Returning to the subject of the pedestal. The pedestal was an important element in the development of the performance It’s Natural. I want to step back in the timeline of the process to explain a little more about the context in which this work was created. It’s Natural marked the beginning of my work-in-progress for the MFA in Intermedia, and therefore the beginning of my artistic research. This performance was first initiated and presented during a critique class, where the task was to develop a project out of theoretical and artistic concepts and to justify one’s practice in relation to theory. Because the program emphasizes process within Intermedia, a term coined by Dick Higgins to address art happening in dialogue between different media9, I saw in the use of the pedestal an object that could connect my performance to other artistic forms. Traditionally, the pedestal functions to elevate and stabilize the artwork, conferring authority and fixing it as an object of contemplation. 

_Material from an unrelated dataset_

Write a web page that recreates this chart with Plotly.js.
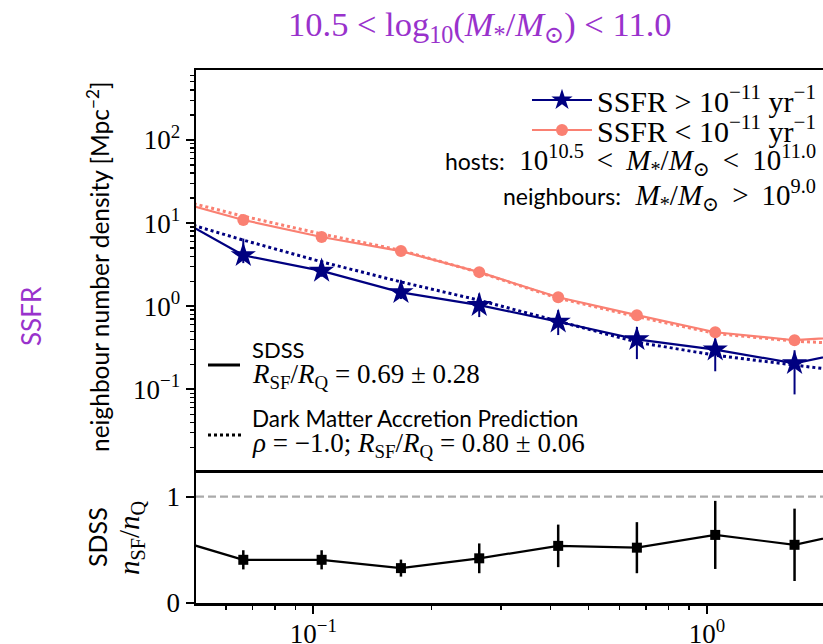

In my performance, however, this role was subverted: instead of securing stability, the pedestal became a stage for instability and risk. It no longer elevated the body as a fixed object of authority but exposed its fragility, functioning as a staging of vulnerability itself, the vulnerability of identity, revealed as something unstable, shifting, and performative.  It evoked the stillness of sculpture, yet the presence of my moving body destabilized that stillness, producing an image that oscillated between object and action, sculpture and performance. Alongside the pedestal, the spotlight became crucial for exposing the way the body is perceived as a construction. As Butler reminds us, what we call the “natural body” is already produced through regulatory practices. Under the spotlight, my body was not seen as simply organic or natural; it was framed, staged, and made into representation. Together with the pedestal, these elements added further layers to reveal how bodies are inscribed by power hierarchy, under control. Rather than supporting an idea of a given body, they exposed the very norms that attempt to rule and confine it.

The paradox that I absorbed through my readings of Butler, and that resonates in my own sense of anguish, is that without norms there is no subject, but with norms the subject appears fixed. It is only in the repetition of those norms that agency can emerge. This paradox became visible in my artistic research, though at first in an unconscious way. I was not initially thinking of using the pedestal and the spotlight, but these elements appeared as the process unfolded, once I reflected on the process of doing. This reveals something fundamental about artistic research: unlike the scientific method, which requires each step to be justified beforehand, artistic research allows meaning to emerge in and through practice. Knowledge is produced not by applying a pre-existing plan but by working with what arises, and then reflecting on it.